## YOUR TASK
Return only the lines from the top of the material through the line marked by "const ctrlLabel = 'ctrl';", unaltered.

+++ DATA

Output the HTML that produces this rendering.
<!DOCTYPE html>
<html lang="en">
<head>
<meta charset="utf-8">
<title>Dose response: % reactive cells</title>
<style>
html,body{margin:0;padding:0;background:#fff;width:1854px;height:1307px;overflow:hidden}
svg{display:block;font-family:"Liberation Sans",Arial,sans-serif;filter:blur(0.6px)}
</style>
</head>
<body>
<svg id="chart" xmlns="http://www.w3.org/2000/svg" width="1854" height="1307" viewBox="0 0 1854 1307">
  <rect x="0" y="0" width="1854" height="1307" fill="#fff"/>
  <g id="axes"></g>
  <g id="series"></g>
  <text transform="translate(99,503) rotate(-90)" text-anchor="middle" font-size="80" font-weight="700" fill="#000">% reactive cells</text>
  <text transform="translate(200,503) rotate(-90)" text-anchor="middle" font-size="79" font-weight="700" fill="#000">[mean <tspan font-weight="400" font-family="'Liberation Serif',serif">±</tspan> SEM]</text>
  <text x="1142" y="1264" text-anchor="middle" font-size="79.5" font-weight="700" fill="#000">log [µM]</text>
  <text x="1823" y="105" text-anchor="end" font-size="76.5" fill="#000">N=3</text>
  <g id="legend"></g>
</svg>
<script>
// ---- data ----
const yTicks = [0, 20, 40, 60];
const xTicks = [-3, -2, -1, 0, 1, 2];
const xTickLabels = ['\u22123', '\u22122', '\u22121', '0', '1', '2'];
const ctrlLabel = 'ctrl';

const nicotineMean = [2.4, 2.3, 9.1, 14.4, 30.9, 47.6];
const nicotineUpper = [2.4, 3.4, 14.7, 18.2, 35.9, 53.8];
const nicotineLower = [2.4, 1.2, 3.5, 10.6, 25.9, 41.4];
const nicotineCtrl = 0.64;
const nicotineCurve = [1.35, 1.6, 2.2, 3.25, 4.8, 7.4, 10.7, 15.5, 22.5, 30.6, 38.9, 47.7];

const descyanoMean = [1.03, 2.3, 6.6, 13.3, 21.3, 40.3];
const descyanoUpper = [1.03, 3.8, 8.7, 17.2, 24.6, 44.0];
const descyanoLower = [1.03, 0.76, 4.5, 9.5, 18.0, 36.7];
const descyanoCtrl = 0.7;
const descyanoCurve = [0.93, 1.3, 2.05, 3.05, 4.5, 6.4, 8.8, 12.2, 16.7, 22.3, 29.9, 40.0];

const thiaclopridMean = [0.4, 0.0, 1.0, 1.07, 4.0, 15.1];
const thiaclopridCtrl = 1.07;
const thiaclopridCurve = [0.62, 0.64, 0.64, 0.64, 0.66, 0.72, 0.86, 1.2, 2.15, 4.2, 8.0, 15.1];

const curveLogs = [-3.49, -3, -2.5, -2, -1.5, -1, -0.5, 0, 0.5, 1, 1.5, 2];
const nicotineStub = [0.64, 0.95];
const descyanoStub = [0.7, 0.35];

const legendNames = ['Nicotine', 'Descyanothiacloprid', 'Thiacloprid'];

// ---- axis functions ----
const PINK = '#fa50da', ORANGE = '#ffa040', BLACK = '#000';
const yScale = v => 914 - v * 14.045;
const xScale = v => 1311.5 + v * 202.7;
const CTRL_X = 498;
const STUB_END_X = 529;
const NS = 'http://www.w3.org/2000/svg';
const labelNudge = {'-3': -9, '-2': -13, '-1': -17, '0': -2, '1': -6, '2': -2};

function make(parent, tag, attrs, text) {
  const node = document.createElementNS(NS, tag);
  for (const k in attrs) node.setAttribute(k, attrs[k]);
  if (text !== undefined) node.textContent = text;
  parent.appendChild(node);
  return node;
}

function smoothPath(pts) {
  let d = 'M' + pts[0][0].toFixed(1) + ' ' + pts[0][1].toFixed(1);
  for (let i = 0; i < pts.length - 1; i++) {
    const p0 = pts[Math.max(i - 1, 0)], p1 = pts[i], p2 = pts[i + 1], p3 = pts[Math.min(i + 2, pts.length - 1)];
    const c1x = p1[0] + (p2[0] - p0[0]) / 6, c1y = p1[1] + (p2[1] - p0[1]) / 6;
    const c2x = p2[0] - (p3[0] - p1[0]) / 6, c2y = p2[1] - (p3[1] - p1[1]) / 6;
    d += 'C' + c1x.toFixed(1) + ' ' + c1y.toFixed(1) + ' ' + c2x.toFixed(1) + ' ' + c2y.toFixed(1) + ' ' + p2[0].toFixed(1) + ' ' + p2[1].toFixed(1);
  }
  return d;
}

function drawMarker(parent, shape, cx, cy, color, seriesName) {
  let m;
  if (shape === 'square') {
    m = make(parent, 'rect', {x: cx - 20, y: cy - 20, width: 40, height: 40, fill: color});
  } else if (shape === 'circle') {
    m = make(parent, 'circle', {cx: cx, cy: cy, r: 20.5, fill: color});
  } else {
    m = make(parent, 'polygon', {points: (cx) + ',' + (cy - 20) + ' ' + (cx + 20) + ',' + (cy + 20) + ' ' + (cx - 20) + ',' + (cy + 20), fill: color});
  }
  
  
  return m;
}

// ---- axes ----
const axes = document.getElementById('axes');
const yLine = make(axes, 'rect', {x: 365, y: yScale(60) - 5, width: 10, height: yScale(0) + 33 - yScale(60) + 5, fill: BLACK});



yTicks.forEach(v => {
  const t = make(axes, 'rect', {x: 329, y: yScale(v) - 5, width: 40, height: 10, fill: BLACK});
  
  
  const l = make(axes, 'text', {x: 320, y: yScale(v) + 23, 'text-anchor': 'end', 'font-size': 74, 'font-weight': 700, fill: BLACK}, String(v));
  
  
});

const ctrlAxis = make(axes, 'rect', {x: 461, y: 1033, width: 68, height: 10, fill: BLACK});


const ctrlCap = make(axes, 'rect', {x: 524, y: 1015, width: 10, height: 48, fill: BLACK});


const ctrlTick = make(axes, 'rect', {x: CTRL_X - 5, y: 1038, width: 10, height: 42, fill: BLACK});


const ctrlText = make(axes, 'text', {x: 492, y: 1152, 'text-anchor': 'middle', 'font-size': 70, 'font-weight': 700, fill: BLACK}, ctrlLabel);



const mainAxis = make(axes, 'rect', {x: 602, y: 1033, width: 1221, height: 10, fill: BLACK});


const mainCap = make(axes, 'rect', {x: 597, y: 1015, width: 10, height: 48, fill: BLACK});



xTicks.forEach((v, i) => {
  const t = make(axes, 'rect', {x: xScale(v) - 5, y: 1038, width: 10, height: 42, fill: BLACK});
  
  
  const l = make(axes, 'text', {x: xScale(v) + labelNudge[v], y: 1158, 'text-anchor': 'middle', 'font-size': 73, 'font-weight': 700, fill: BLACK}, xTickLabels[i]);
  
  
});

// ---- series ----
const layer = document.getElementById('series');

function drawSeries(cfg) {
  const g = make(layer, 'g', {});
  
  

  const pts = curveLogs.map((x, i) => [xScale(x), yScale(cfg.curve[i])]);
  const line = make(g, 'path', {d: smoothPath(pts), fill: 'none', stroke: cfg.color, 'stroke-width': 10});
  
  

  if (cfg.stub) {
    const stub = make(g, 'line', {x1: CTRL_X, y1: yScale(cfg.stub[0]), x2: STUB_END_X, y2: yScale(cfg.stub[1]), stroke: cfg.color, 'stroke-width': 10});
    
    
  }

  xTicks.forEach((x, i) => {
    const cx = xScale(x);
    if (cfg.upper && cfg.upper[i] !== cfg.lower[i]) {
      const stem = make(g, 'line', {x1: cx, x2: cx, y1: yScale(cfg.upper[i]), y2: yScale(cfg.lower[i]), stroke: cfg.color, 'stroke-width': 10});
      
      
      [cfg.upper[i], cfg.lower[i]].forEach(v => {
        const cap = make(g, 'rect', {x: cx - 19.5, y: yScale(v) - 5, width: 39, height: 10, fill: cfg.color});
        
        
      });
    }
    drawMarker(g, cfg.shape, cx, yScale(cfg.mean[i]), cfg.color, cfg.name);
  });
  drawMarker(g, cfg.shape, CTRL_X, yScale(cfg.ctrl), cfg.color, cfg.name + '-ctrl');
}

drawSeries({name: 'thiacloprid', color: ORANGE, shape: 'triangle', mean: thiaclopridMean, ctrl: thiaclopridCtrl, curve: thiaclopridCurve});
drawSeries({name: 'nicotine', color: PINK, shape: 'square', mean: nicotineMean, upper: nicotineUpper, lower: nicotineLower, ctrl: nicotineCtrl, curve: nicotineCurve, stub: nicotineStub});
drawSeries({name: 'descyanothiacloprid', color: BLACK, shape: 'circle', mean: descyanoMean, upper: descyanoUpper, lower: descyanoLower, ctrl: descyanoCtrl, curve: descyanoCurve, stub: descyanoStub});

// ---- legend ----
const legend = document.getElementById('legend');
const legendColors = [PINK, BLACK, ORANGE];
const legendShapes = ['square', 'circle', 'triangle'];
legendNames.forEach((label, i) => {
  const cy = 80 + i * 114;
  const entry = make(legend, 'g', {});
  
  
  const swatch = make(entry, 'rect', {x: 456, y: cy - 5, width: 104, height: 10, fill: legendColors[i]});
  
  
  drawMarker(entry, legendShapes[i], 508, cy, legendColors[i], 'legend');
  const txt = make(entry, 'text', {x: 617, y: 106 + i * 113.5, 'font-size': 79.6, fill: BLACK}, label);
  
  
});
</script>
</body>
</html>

++++++

## WRITTEN RESPONSE
Output the HTML that produces this rendering.
<!DOCTYPE html>
<html lang="en">
<head>
<meta charset="utf-8">
<title>Dose response: % reactive cells</title>
<style>
html,body{margin:0;padding:0;background:#fff;width:1854px;height:1307px;overflow:hidden}
svg{display:block;font-family:"Liberation Sans",Arial,sans-serif;filter:blur(0.6px)}
</style>
</head>
<body>
<svg id="chart" xmlns="http://www.w3.org/2000/svg" width="1854" height="1307" viewBox="0 0 1854 1307">
  <rect x="0" y="0" width="1854" height="1307" fill="#fff"/>
  <g id="axes"></g>
  <g id="series"></g>
  <text transform="translate(99,503) rotate(-90)" text-anchor="middle" font-size="80" font-weight="700" fill="#000">% reactive cells</text>
  <text transform="translate(200,503) rotate(-90)" text-anchor="middle" font-size="79" font-weight="700" fill="#000">[mean <tspan font-weight="400" font-family="'Liberation Serif',serif">±</tspan> SEM]</text>
  <text x="1142" y="1264" text-anchor="middle" font-size="79.5" font-weight="700" fill="#000">log [µM]</text>
  <text x="1823" y="105" text-anchor="end" font-size="76.5" fill="#000">N=3</text>
  <g id="legend"></g>
</svg>
<script>
// ---- data ----
const yTicks = [0, 20, 40, 60];
const xTicks = [-3, -2, -1, 0, 1, 2];
const xTickLabels = ['\u22123', '\u22122', '\u22121', '0', '1', '2'];
const ctrlLabel = 'ctrl';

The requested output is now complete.